** Begin Information supplied **
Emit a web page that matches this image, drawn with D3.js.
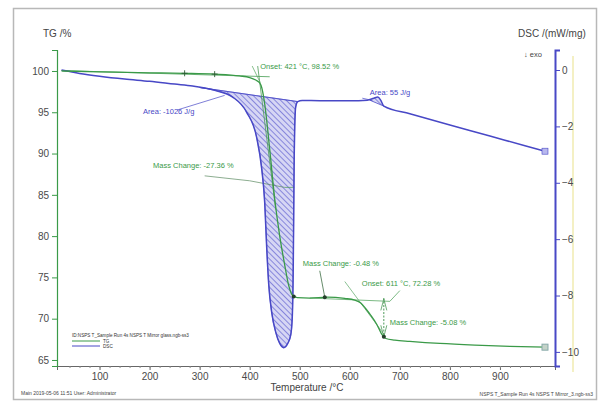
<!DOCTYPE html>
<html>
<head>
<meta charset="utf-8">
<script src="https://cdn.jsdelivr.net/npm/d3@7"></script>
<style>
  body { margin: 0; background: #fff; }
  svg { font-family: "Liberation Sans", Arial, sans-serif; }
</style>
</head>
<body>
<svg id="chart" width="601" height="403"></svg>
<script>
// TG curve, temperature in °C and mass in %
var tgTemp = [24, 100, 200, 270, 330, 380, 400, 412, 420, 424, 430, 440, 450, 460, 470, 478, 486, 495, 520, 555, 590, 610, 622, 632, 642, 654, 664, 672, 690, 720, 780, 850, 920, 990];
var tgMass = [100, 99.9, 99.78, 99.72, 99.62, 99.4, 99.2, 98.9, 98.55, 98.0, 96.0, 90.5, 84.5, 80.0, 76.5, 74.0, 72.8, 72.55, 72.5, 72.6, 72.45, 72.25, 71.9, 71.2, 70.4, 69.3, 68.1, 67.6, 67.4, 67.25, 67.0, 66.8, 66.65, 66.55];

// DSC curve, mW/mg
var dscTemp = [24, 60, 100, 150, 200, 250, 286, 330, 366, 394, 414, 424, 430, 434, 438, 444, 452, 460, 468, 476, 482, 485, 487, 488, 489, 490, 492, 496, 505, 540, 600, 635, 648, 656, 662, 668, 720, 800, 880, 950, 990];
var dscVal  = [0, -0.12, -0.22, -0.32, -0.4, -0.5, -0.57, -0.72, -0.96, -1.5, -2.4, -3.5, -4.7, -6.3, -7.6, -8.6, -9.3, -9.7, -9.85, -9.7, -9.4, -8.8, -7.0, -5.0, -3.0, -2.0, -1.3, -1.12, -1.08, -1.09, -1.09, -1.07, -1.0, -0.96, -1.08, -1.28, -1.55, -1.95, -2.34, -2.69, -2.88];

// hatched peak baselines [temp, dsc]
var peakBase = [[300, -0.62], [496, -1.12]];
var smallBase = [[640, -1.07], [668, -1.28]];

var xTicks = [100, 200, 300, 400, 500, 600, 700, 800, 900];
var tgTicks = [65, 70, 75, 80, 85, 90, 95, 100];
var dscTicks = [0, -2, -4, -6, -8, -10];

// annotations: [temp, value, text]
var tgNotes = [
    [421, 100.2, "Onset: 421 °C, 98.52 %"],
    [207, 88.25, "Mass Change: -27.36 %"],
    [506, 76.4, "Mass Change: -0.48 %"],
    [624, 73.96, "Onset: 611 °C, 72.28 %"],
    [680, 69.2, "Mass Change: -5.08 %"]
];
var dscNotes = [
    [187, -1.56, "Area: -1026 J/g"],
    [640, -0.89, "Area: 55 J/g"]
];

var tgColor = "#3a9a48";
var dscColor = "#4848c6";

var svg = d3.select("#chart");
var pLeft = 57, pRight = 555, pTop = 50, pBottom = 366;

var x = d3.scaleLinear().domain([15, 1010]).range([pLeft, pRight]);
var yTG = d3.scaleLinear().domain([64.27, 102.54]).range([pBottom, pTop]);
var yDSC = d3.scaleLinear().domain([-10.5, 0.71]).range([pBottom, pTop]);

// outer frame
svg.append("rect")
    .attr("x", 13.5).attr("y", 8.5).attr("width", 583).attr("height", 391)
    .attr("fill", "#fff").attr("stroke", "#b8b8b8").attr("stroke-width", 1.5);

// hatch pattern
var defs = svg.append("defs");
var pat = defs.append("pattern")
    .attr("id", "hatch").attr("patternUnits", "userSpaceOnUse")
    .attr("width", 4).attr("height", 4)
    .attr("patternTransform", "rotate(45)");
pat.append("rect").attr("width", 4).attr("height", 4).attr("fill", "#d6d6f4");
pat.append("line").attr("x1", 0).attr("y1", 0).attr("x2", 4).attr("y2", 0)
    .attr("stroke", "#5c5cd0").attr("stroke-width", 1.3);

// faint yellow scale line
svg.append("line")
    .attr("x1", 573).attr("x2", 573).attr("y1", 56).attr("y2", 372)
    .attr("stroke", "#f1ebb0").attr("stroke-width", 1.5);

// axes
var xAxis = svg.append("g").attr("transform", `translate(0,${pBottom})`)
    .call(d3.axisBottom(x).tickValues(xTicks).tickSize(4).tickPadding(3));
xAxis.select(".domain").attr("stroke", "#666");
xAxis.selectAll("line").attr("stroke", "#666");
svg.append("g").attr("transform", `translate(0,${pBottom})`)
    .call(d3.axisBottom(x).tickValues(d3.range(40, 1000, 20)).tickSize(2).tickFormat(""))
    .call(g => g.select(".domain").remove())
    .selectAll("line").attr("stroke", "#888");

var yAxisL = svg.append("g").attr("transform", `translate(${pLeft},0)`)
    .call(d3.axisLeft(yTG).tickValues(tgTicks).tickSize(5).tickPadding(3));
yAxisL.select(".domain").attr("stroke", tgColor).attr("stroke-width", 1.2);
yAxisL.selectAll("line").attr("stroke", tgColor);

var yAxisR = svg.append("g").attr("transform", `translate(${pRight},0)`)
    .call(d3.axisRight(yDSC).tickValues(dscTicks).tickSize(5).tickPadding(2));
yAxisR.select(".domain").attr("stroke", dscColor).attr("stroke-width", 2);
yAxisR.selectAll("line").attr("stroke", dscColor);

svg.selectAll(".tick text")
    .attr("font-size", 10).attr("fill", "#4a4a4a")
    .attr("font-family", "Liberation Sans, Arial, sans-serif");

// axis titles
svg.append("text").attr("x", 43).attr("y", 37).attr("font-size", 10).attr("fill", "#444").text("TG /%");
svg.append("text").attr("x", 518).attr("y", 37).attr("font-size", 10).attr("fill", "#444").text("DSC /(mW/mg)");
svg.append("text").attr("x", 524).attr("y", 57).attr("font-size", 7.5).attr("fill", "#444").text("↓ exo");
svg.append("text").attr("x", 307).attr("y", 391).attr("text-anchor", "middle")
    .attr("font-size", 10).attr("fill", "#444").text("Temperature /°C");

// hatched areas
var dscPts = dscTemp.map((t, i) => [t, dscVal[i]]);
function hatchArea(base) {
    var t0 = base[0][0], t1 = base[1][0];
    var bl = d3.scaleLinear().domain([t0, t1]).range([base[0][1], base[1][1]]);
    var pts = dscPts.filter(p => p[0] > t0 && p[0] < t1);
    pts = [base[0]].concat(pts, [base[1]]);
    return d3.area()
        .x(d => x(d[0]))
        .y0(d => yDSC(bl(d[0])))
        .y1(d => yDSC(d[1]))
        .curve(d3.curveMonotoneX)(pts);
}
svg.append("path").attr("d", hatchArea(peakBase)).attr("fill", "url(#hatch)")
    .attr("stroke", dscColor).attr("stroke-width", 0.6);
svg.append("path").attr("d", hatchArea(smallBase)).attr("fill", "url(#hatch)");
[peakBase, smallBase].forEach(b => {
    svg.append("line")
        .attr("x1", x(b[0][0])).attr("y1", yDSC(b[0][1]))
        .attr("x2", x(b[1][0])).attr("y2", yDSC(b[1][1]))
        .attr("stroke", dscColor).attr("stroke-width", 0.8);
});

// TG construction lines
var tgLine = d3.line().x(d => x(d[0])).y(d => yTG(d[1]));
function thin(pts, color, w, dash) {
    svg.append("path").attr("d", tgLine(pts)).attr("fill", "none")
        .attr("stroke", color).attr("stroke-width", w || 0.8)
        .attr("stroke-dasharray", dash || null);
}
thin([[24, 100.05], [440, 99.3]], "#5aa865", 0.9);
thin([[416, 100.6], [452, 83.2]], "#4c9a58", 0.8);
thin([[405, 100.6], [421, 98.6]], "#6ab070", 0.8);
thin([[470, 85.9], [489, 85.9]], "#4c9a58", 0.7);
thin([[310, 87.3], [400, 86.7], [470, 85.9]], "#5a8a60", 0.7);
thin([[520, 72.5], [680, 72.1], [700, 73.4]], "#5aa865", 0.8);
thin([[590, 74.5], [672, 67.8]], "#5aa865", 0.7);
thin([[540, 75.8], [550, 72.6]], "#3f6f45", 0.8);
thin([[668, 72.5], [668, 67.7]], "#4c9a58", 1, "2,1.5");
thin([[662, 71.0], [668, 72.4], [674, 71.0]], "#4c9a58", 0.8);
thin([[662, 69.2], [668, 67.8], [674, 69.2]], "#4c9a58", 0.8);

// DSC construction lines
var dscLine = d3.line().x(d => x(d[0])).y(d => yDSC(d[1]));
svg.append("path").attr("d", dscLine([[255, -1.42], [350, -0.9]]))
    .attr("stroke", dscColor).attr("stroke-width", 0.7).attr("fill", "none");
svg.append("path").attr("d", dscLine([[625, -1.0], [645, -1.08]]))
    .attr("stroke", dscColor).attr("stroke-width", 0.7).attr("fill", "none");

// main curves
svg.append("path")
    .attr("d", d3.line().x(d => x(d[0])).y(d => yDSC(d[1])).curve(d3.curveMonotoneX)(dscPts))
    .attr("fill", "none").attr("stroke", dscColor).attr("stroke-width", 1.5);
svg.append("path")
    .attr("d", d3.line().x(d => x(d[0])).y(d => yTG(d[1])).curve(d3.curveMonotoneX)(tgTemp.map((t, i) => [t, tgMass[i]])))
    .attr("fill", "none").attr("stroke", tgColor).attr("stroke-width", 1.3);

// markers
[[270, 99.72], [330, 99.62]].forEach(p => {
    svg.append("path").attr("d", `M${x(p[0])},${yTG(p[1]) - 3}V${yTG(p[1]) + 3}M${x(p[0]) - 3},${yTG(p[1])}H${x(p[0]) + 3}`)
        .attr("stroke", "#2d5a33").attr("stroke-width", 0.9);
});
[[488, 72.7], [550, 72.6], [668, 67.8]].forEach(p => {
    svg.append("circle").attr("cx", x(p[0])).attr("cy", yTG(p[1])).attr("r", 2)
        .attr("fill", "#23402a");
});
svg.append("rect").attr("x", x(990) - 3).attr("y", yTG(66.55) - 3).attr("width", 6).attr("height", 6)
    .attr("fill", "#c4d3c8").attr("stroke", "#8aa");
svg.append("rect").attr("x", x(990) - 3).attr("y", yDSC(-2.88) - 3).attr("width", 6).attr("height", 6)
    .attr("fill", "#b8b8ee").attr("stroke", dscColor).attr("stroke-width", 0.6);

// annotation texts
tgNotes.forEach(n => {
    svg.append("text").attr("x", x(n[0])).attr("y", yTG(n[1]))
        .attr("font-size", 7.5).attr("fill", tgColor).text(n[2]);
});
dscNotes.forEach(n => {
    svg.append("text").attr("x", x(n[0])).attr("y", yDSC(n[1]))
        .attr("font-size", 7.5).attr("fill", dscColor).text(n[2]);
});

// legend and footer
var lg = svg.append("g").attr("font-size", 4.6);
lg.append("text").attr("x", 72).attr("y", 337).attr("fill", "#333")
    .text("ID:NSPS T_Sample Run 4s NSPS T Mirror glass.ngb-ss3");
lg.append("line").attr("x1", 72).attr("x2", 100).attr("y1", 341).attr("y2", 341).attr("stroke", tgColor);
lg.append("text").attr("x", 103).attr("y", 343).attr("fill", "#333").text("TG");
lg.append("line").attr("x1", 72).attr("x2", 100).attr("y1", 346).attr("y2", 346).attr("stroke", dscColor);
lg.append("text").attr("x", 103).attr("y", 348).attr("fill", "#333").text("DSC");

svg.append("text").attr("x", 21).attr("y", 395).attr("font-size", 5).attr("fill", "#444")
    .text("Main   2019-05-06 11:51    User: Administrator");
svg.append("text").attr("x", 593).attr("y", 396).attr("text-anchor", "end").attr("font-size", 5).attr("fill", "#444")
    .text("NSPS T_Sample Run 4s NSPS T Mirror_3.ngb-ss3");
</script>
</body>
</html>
** End Information supplied **
Leave out the pictures, then repeat the listing above exactly from its first line to the line with "var dscTicks = [0, -2, -4, -6, -8, -10];", inclusive.

• Result for this task
Emit a web page that matches this image, drawn with D3.js.
<!DOCTYPE html>
<html>
<head>
<meta charset="utf-8">
<script src="https://cdn.jsdelivr.net/npm/d3@7"></script>
<style>
  body { margin: 0; background: #fff; }
  svg { font-family: "Liberation Sans", Arial, sans-serif; }
</style>
</head>
<body>
<svg id="chart" width="601" height="403"></svg>
<script>
// TG curve, temperature in °C and mass in %
var tgTemp = [24, 100, 200, 270, 330, 380, 400, 412, 420, 424, 430, 440, 450, 460, 470, 478, 486, 495, 520, 555, 590, 610, 622, 632, 642, 654, 664, 672, 690, 720, 780, 850, 920, 990];
var tgMass = [100, 99.9, 99.78, 99.72, 99.62, 99.4, 99.2, 98.9, 98.55, 98.0, 96.0, 90.5, 84.5, 80.0, 76.5, 74.0, 72.8, 72.55, 72.5, 72.6, 72.45, 72.25, 71.9, 71.2, 70.4, 69.3, 68.1, 67.6, 67.4, 67.25, 67.0, 66.8, 66.65, 66.55];

// DSC curve, mW/mg
var dscTemp = [24, 60, 100, 150, 200, 250, 286, 330, 366, 394, 414, 424, 430, 434, 438, 444, 452, 460, 468, 476, 482, 485, 487, 488, 489, 490, 492, 496, 505, 540, 600, 635, 648, 656, 662, 668, 720, 800, 880, 950, 990];
var dscVal  = [0, -0.12, -0.22, -0.32, -0.4, -0.5, -0.57, -0.72, -0.96, -1.5, -2.4, -3.5, -4.7, -6.3, -7.6, -8.6, -9.3, -9.7, -9.85, -9.7, -9.4, -8.8, -7.0, -5.0, -3.0, -2.0, -1.3, -1.12, -1.08, -1.09, -1.09, -1.07, -1.0, -0.96, -1.08, -1.28, -1.55, -1.95, -2.34, -2.69, -2.88];

// hatched peak baselines [temp, dsc]
var peakBase = [[300, -0.62], [496, -1.12]];
var smallBase = [[640, -1.07], [668, -1.28]];

var xTicks = [100, 200, 300, 400, 500, 600, 700, 800, 900];
var tgTicks = [65, 70, 75, 80, 85, 90, 95, 100];
var dscTicks = [0, -2, -4, -6, -8, -10];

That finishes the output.